Pittsburgh — At the time Dan Iddings opened the doors of Classic Lines Bookstore in Pittsburgh’s Squirrel Hill neighborhood last year, his greatest fear was that the technologies that ate up some of his largest competitors would swallow his business whole.
“I had this fear that I would be the Amazon showroom — that people would look at our selection of products, then go buy them on Amazon,” he said.
Six months in, Iddings said he has seen his share of comparison shoppers, but they’re far outnumbered by customers seeking literary refuge following the 2009 loss of the neighborhood Barnes & Noble bookstore.
“People understand that there’s only one way to keep a bookstore in the neighborhood — that’s to buy the books,” he said.

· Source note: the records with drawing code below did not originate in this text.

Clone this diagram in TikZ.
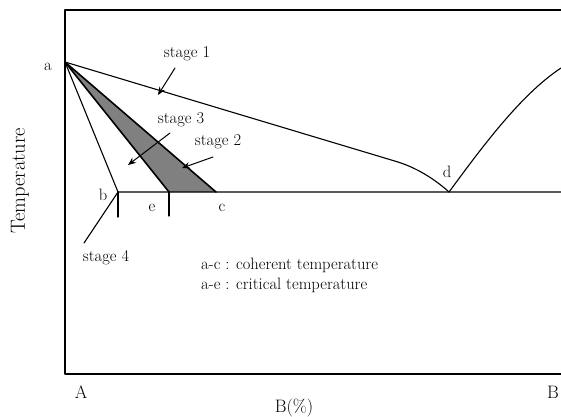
\documentclass[tikz,border=0pt]{standalone}
\usetikzlibrary{arrows.meta}
\begin{document}
\begin{tikzpicture}[x=1pt,y=-1pt,line join=round,line cap=round,
  ln/.style={line width=1.1pt},
  lbl/.style={font=\fontsize{16.5}{19}\selectfont, inner sep=0pt},
  axl/.style={font=\fontsize{18}{21}\selectfont, inner sep=0pt},
  arr/.style={line width=1pt,-{Stealth[length=8pt,width=6.5pt]}}]
\useasboundingbox (0,0) rectangle (561,416);
% key points
\coordinate (TL) at (65,10);
\coordinate (TR) at (561,10);
\coordinate (BL) at (65,374);
\coordinate (BR) at (561,374);
\coordinate (a) at (65,62);
\coordinate (b) at (118,192);
\coordinate (e) at (169,192);
\coordinate (c) at (216,192);
\coordinate (d) at (449,192);
\coordinate (R) at (561,192);
\coordinate (bt) at (118,217);
\coordinate (et) at (169,216);
\coordinate (s4) at (84,243);
\coordinate (top) at (561,68);
\coordinate (k) at (398,162);
% shaded region
\fill[black!50] (a) -- (e) -- (c) -- cycle;
\draw[line width=1.6pt] (e) -- (a) -- (c);
% frame
\draw[ln] (TR) -- (TL) -- (BL) -- (BR);
% lines
\draw[ln] (a) -- (k) .. controls (420,169) and (438,182) .. (d);
\draw[ln] (d) .. controls (480,150) and (520,95) .. (top);
\draw[ln] (a) -- (b) -- (R);
\draw[ln] (b) -- (bt);
\draw[ln] (e) -- (et);
\draw[ln] (b) -- (s4);
% labels
\node[lbl] (la) at (48,67) {a};
\node[lbl] (lb) at (103,195) {b};
\node[lbl] (le) at (152,208) {e};
\node[lbl] (lc) at (222,208) {c};
\node[lbl] (ld) at (447,172) {d};
\node[lbl] (st1) at (187,54) {stage 1};
\node[lbl] (st3) at (181,120) {stage 3};
\node[lbl] (st2) at (218,142) {stage 2};
\node[lbl] (st4) at (106,258) {stage 4};
\node[lbl,anchor=west] (t1) at (201,265) {a-c : coherent temperature};
\node[lbl,anchor=west] (t2) at (201,285) {a-e : critical temperature};
\node[axl] (lA) at (81,392) {A};
\node[axl] (lB) at (553,392) {B};
\node[axl] (lx) at (294,408) {B(\%)};
\node[axl,font=\fontsize{20.5}{23}\selectfont,rotate=90] (ly) at (20,181) {Temperature};
% arrows
\coordinate (s1a) at (175,68);
\coordinate (s1b) at (158,95);
\coordinate (s3a) at (170,133);
\coordinate (s3b) at (128,165);
\coordinate (s2a) at (213,157);
\coordinate (s2b) at (182,168);
\draw[arr] (s1a) -- (s1b);
\draw[arr] (s3a) -- (s3b);
\draw[arr] (s2a) -- (s2b);
\end{tikzpicture}
\end{document}
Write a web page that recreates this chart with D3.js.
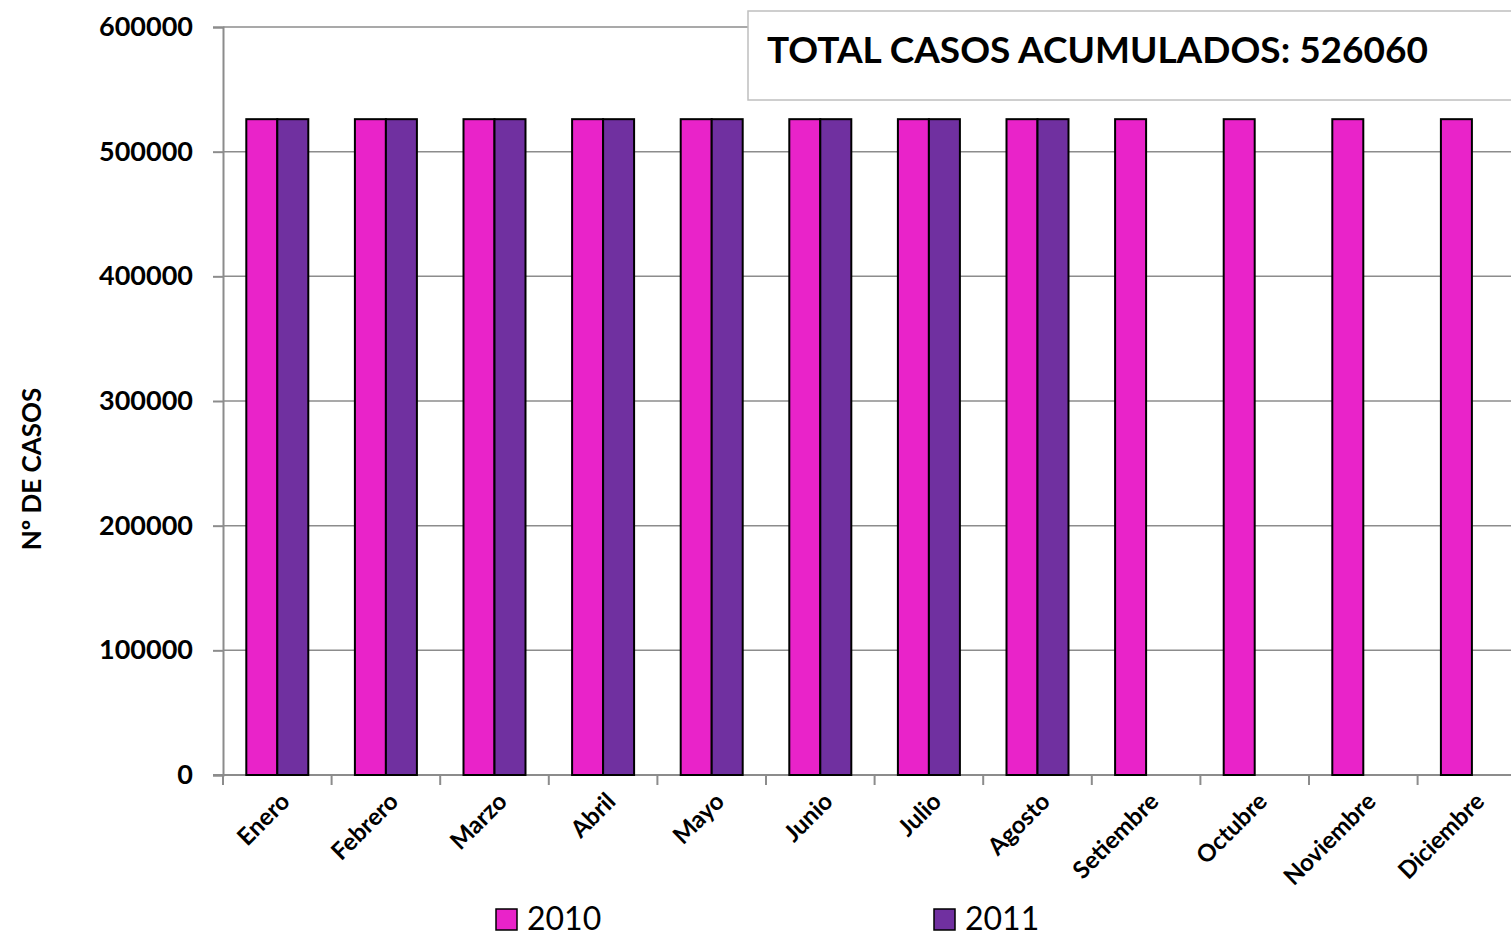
<!DOCTYPE html>
<html>
<head>
<meta charset="utf-8">
<script src="https://cdn.jsdelivr.net/npm/d3@7"></script>
<style>
  body { margin: 0; background: #fff; }
  svg { font-family: Lato, "Open Sans", sans-serif; }
</style>
</head>
<body>
<svg id="chart" width="1511" height="936"></svg>
<script>
// data
var months = ["Enero", "Febrero", "Marzo", "Abril", "Mayo", "Junio", "Julio",
  "Agosto", "Setiembre", "Octubre", "Noviembre", "Diciembre"];
var casos2010 = [526060, 526060, 526060, 526060, 526060, 526060, 526060,
  526060, 526060, 526060, 526060, 526060];
var casos2011 = [526060, 526060, 526060, 526060, 526060, 526060, 526060, 526060];
var yTicks = [0, 100000, 200000, 300000, 400000, 500000, 600000];
var seriesNames = ["2010", "2011"];
var totalLabel = "TOTAL CASOS ACUMULADOS: 526060";

var colors = {"2010": "#E923C9", "2011": "#7030A0"};

var svg = d3.select("#chart"),
  margin = {top: 27, left: 223, bottom: 161},
  height = +svg.attr("height");

var x = d3.scaleBand()
  .domain(months)
  .range([margin.left, margin.left + 12 * 108.6])
  .padding(0);

var y = d3.scaleLinear()
  .domain([0, 600000])
  .range([height - margin.bottom, margin.top]);

var barW = 31;

// gridlines
svg.append("g").selectAll("line").data(yTicks.slice(1))
  .enter().append("line")
  .attr("x1", margin.left).attr("x2", 1511)
  .attr("y1", d => y(d)).attr("y2", d => y(d))
  .attr("stroke", "#8c8c8c").attr("stroke-width", 1.5);

// y axis
var yAxis = svg.append("g")
  .attr("transform", `translate(${margin.left},0)`)
  .call(d3.axisLeft(y).tickValues(yTicks).tickSize(10).tickPadding(20).tickFormat(d3.format("d")));
yAxis.select(".domain").attr("stroke", "#8c8c8c").attr("stroke-width", 2);
yAxis.selectAll(".tick line").attr("stroke", "#8c8c8c").attr("stroke-width", 2);
yAxis.selectAll("text").attr("font-size", 27).attr("font-weight", "bold").attr("fill", "#000")
  .attr("font-family", "Lato, sans-serif");

// x axis
var xAxisG = svg.append("g")
  .attr("transform", `translate(0,${y(0)})`);
xAxisG.append("line")
  .attr("x1", margin.left - 10).attr("x2", 1511)
  .attr("stroke", "#8c8c8c").attr("stroke-width", 2);
var bounds = months.map(m => x(m)).concat([x.range()[1]]);
xAxisG.selectAll("line.tk").data(bounds).enter().append("line")
  .attr("class", "tk")
  .attr("x1", d => d).attr("x2", d => d)
  .attr("y1", 0).attr("y2", 10)
  .attr("stroke", "#8c8c8c").attr("stroke-width", 2);
xAxisG.selectAll("text").data(months).enter().append("text")
  .attr("transform", d => `translate(${x(d) + x.bandwidth() / 2 + 8},${22}) rotate(-45)`)
  .attr("text-anchor", "end")
  .attr("dy", "0.35em")
  .attr("font-size", 24).attr("font-weight", "bold")
  .text(d => d);

// bars
var bars2010 = months.map((m, i) => ({m: m, v: casos2010[i], s: "2010"}));
var bars2011 = casos2011.map((v, i) => ({m: months[i], v: v, s: "2011"}));

svg.append("g").selectAll("rect").data(bars2010.concat(bars2011))
  .enter().append("rect")
  .attr("x", d => x(d.m) + x.bandwidth() / 2 + (d.s === "2010" ? -barW : 0))
  .attr("y", d => y(d.v))
  .attr("width", barW)
  .attr("height", d => y(0) - y(d.v))
  .attr("fill", d => colors[d.s])
  .attr("stroke", "#000").attr("stroke-width", 2);

// y axis title
svg.append("text")
  .attr("transform", "translate(41,469) rotate(-90)")
  .attr("text-anchor", "middle")
  .attr("font-size", 26).attr("font-weight", "bold")
  .text("Nº DE CASOS");

// total box
svg.append("rect")
  .attr("x", 748).attr("y", 11)
  .attr("width", 800).attr("height", 89)
  .attr("fill", "#fff").attr("stroke", "#bfbfbf").attr("stroke-width", 1.5);
svg.append("text")
  .attr("x", 767).attr("y", 63)
  .attr("font-size", 37).attr("font-weight", "bold")
  .text(totalLabel);

// legend
var legendX = [496, 934];
var legend = svg.append("g").selectAll("g").data(seriesNames)
  .enter().append("g")
  .attr("transform", (d, i) => `translate(${legendX[i]},909)`);
legend.append("rect")
  .attr("width", 21).attr("height", 21)
  .attr("fill", d => colors[d]).attr("stroke", "#000").attr("stroke-width", 1.5);
legend.append("text")
  .attr("x", 31).attr("y", 21)
  .attr("font-size", 32)
  .text(d => d);
</script>
</body>
</html>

The digitization of literature and Amazon-ification of book sales that rattled the publishing industry in the mid-2000s has settled into a moment of stability for independent bookstores primed and ready to fill voids left by the 2011 bankruptcy of Borders books and the closings of several Barnes & Noble locations in the area.
Borders — the second largest bookseller in the nation at the time of its demise — pointed to Web-based retail and a shift toward digital downloads as primary causes for its bankruptcy and subsequent liquidation of more than 400 stores. The Michigan company, which outsourced its online sales to Amazon.com in 2001 before suspending that deal in favor of its own website in 2008, also cited a failure to respond quickly to market changes. In October 2011, Barnes & Noble, the nation’s largest bookseller, took over Borders’ brand name and website in a $13.9 million deal.
In Pittsburgh — where the loss of Borders stores came painfully close to Barnes & Noble closures — independent bookstores that had survived years in the shadows of the giants became landmarks of familiarity for bookworms seeking new haunts to call their own.
They also became windows of opportunity for bibliophiles with lifelong dreams of opening their own stores.
Iddings noted that three community bookstores had closed around the time that Barnes & Noble entered Squirrel Hill, but he pointed out that his store and used bookseller Amazing Books have popped up in the neighborhood in the last two years.
Squirrel Hill isn’t alone.
The suburb of Sewickley’s Penguin Bookshop, which has been a community institution since 1929, was sold to community resident Susan Hans O’Conner last year, and Mystery Lover’s Bookshop in the suburb of Oakmont was recently purchased by hometown native Natalie Sacco and her husband, Trevor Thomas.
Sacco, who grew up blocks away from the store, said she heard it was up for sale around Christmas and immediately devised a plan to transplant her family from Cleveland to get into the business of books.
After connecting with owner Laurie Stephens, a deal for an undisclosed figure (“Much less than what it’s worth!” interjected Stephens with a chuckle) was struck.
Sacco said not much at the Mystery Lover’s Bookshop will change physically.
The checkerboard linoleum floors and the red table and chair set will stay. The emphasis on mystery, live readings by authors and the section carved out for Pittsburgh authors have been grandfathered in.
The biggest changes will come in the form of new graphic novels and titles by small independent publishers, a revamped website, an extended social media presence and possibly a section selling vinyl albums.
And the couple is hoping to double down on offerings such as community events, book clubs and other opportunities to team up with other local small business owners.
Pablo Fierro and Amanda Johnson, members of the group that owns the Big Idea Cooperative Bookstore and Cafe in the Pittsburgh neighborhood of Bloomfield, said capitalizing on independent bookstores’ reputations as community meeting spaces has been one of their store’s greatest advantages.
Billed as a space for “multicultural, women-positive, queer-positive, class-conscious, anti-militaristic” literature among other things, Johnson said the space regularly hosts events for groups tied to alternative political movements or fringe causes.
It’s that sense of community — the idea that an individual can find his or her people among aisles of mysteries and biographies — that would have been the greatest loss if predictions of the printed book’s demise had unfolded the way some prognosticators said it would, said Thomas.
“You don’t really understand until it’s gone,” he said. “Just like independent record stores, you’re not just buying records. You’re there to exchange ideas with other people, have conversations. It’s those ideas that spark an interest in certain other things, and if you don’t have a place to exchange those ideas, who knows what you’ve lost.”
If a digital takeover of books and the independent bookstore is coming, Iddings said it’s far from imminent.
“I don’t have to worry about that because I won’t be here that long. And I plan to be here a long time,” he said with a hearty laugh.